• **INFORMATION SHOWN**
──────────────────────────────
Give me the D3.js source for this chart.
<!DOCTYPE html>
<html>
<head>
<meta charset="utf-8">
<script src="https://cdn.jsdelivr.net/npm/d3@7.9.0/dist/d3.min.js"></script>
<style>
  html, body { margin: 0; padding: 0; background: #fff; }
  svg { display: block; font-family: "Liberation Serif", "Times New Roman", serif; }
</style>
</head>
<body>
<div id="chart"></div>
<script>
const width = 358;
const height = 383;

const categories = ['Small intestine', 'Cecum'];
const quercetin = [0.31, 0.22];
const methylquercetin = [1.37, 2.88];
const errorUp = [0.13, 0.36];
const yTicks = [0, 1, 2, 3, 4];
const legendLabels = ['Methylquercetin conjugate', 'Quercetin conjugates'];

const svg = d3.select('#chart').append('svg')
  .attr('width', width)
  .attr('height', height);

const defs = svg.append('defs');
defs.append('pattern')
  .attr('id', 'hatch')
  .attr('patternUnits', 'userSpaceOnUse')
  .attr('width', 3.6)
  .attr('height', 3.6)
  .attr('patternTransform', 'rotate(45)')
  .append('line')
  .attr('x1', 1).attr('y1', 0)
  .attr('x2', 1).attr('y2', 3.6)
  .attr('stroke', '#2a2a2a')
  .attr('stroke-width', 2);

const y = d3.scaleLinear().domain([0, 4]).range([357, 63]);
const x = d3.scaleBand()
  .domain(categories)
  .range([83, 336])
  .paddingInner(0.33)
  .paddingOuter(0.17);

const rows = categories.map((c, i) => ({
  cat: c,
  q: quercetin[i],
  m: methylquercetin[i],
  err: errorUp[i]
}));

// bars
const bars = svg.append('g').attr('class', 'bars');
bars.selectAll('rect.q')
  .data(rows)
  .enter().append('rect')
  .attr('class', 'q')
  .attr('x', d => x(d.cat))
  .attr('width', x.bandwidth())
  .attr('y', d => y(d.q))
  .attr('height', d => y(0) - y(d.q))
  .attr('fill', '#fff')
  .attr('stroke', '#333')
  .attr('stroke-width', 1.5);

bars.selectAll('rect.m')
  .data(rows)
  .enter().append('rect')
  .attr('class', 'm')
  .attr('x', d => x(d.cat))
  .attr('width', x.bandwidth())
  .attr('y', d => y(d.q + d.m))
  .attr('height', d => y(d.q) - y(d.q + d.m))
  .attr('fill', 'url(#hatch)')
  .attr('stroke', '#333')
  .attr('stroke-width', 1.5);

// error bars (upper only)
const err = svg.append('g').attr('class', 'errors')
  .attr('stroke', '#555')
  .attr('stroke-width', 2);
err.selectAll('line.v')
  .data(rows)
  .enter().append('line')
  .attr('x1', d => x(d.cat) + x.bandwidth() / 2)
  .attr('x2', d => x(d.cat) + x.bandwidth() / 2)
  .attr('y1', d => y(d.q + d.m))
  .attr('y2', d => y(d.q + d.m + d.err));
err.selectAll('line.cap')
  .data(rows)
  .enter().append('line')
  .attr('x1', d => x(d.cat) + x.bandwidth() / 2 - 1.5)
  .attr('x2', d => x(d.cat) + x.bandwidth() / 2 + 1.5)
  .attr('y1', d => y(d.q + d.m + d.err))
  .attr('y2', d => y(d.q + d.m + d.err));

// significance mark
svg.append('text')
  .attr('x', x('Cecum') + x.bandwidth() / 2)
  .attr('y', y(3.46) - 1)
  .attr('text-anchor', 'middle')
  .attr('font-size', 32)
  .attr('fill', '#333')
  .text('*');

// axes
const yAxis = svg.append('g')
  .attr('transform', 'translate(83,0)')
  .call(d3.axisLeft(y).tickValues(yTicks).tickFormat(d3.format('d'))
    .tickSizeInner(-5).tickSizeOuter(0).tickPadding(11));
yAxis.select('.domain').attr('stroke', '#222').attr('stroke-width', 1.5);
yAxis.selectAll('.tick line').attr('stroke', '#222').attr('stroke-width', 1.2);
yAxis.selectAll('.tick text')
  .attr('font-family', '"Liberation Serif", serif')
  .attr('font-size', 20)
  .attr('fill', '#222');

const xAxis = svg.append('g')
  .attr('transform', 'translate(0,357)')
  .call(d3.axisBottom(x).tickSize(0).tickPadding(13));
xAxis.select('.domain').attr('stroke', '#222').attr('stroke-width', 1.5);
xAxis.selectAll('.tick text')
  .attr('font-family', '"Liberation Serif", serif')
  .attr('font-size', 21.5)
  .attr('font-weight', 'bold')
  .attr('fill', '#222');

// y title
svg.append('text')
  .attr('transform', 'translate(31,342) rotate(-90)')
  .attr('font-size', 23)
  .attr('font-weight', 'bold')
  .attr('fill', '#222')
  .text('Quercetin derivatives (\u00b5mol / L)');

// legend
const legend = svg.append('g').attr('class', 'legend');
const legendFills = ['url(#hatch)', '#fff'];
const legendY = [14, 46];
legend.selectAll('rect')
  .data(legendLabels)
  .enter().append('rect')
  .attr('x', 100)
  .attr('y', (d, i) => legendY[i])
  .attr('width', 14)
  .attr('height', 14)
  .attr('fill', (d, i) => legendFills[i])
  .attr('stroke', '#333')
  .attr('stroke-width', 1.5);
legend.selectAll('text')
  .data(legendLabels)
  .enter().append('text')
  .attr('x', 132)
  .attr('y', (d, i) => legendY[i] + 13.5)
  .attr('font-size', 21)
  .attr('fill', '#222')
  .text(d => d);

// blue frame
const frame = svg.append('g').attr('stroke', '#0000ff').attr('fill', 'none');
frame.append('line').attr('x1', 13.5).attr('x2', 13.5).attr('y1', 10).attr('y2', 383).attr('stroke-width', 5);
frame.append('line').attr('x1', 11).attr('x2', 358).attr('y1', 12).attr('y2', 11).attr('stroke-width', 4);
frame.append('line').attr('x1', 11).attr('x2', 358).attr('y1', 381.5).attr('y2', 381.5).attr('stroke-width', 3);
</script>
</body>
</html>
──────────────────────────────
• **SHORT EXERCISE**
Show the data once more, exactly as it was written.

• **CORRECT RESULT**
Give me the D3.js source for this chart.
<!DOCTYPE html>
<html>
<head>
<meta charset="utf-8">
<script src="https://cdn.jsdelivr.net/npm/d3@7.9.0/dist/d3.min.js"></script>
<style>
  html, body { margin: 0; padding: 0; background: #fff; }
  svg { display: block; font-family: "Liberation Serif", "Times New Roman", serif; }
</style>
</head>
<body>
<div id="chart"></div>
<script>
const width = 358;
const height = 383;

const categories = ['Small intestine', 'Cecum'];
const quercetin = [0.31, 0.22];
const methylquercetin = [1.37, 2.88];
const errorUp = [0.13, 0.36];
const yTicks = [0, 1, 2, 3, 4];
const legendLabels = ['Methylquercetin conjugate', 'Quercetin conjugates'];

const svg = d3.select('#chart').append('svg')
  .attr('width', width)
  .attr('height', height);

const defs = svg.append('defs');
defs.append('pattern')
  .attr('id', 'hatch')
  .attr('patternUnits', 'userSpaceOnUse')
  .attr('width', 3.6)
  .attr('height', 3.6)
  .attr('patternTransform', 'rotate(45)')
  .append('line')
  .attr('x1', 1).attr('y1', 0)
  .attr('x2', 1).attr('y2', 3.6)
  .attr('stroke', '#2a2a2a')
  .attr('stroke-width', 2);

const y = d3.scaleLinear().domain([0, 4]).range([357, 63]);
const x = d3.scaleBand()
  .domain(categories)
  .range([83, 336])
  .paddingInner(0.33)
  .paddingOuter(0.17);

const rows = categories.map((c, i) => ({
  cat: c,
  q: quercetin[i],
  m: methylquercetin[i],
  err: errorUp[i]
}));

// bars
const bars = svg.append('g').attr('class', 'bars');
bars.selectAll('rect.q')
  .data(rows)
  .enter().append('rect')
  .attr('class', 'q')
  .attr('x', d => x(d.cat))
  .attr('width', x.bandwidth())
  .attr('y', d => y(d.q))
  .attr('height', d => y(0) - y(d.q))
  .attr('fill', '#fff')
  .attr('stroke', '#333')
  .attr('stroke-width', 1.5);

bars.selectAll('rect.m')
  .data(rows)
  .enter().append('rect')
  .attr('class', 'm')
  .attr('x', d => x(d.cat))
  .attr('width', x.bandwidth())
  .attr('y', d => y(d.q + d.m))
  .attr('height', d => y(d.q) - y(d.q + d.m))
  .attr('fill', 'url(#hatch)')
  .attr('stroke', '#333')
  .attr('stroke-width', 1.5);

// error bars (upper only)
const err = svg.append('g').attr('class', 'errors')
  .attr('stroke', '#555')
  .attr('stroke-width', 2);
err.selectAll('line.v')
  .data(rows)
  .enter().append('line')
  .attr('x1', d => x(d.cat) + x.bandwidth() / 2)
  .attr('x2', d => x(d.cat) + x.bandwidth() / 2)
  .attr('y1', d => y(d.q + d.m))
  .attr('y2', d => y(d.q + d.m + d.err));
err.selectAll('line.cap')
  .data(rows)
  .enter().append('line')
  .attr('x1', d => x(d.cat) + x.bandwidth() / 2 - 1.5)
  .attr('x2', d => x(d.cat) + x.bandwidth() / 2 + 1.5)
  .attr('y1', d => y(d.q + d.m + d.err))
  .attr('y2', d => y(d.q + d.m + d.err));

// significance mark
svg.append('text')
  .attr('x', x('Cecum') + x.bandwidth() / 2)
  .attr('y', y(3.46) - 1)
  .attr('text-anchor', 'middle')
  .attr('font-size', 32)
  .attr('fill', '#333')
  .text('*');

// axes
const yAxis = svg.append('g')
  .attr('transform', 'translate(83,0)')
  .call(d3.axisLeft(y).tickValues(yTicks).tickFormat(d3.format('d'))
    .tickSizeInner(-5).tickSizeOuter(0).tickPadding(11));
yAxis.select('.domain').attr('stroke', '#222').attr('stroke-width', 1.5);
yAxis.selectAll('.tick line').attr('stroke', '#222').attr('stroke-width', 1.2);
yAxis.selectAll('.tick text')
  .attr('font-family', '"Liberation Serif", serif')
  .attr('font-size', 20)
  .attr('fill', '#222');

const xAxis = svg.append('g')
  .attr('transform', 'translate(0,357)')
  .call(d3.axisBottom(x).tickSize(0).tickPadding(13));
xAxis.select('.domain').attr('stroke', '#222').attr('stroke-width', 1.5);
xAxis.selectAll('.tick text')
  .attr('font-family', '"Liberation Serif", serif')
  .attr('font-size', 21.5)
  .attr('font-weight', 'bold')
  .attr('fill', '#222');

// y title
svg.append('text')
  .attr('transform', 'translate(31,342) rotate(-90)')
  .attr('font-size', 23)
  .attr('font-weight', 'bold')
  .attr('fill', '#222')
  .text('Quercetin derivatives (\u00b5mol / L)');

// legend
const legend = svg.append('g').attr('class', 'legend');
const legendFills = ['url(#hatch)', '#fff'];
const legendY = [14, 46];
legend.selectAll('rect')
  .data(legendLabels)
  .enter().append('rect')
  .attr('x', 100)
  .attr('y', (d, i) => legendY[i])
  .attr('width', 14)
  .attr('height', 14)
  .attr('fill', (d, i) => legendFills[i])
  .attr('stroke', '#333')
  .attr('stroke-width', 1.5);
legend.selectAll('text')
  .data(legendLabels)
  .enter().append('text')
  .attr('x', 132)
  .attr('y', (d, i) => legendY[i] + 13.5)
  .attr('font-size', 21)
  .attr('fill', '#222')
  .text(d => d);

// blue frame
const frame = svg.append('g').attr('stroke', '#0000ff').attr('fill', 'none');
frame.append('line').attr('x1', 13.5).attr('x2', 13.5).attr('y1', 10).attr('y2', 383).attr('stroke-width', 5);
frame.append('line').attr('x1', 11).attr('x2', 358).attr('y1', 12).attr('y2', 11).attr('stroke-width', 4);
frame.append('line').attr('x1', 11).attr('x2', 358).attr('y1', 381.5).attr('y2', 381.5).attr('stroke-width', 3);
</script>
</body>
</html>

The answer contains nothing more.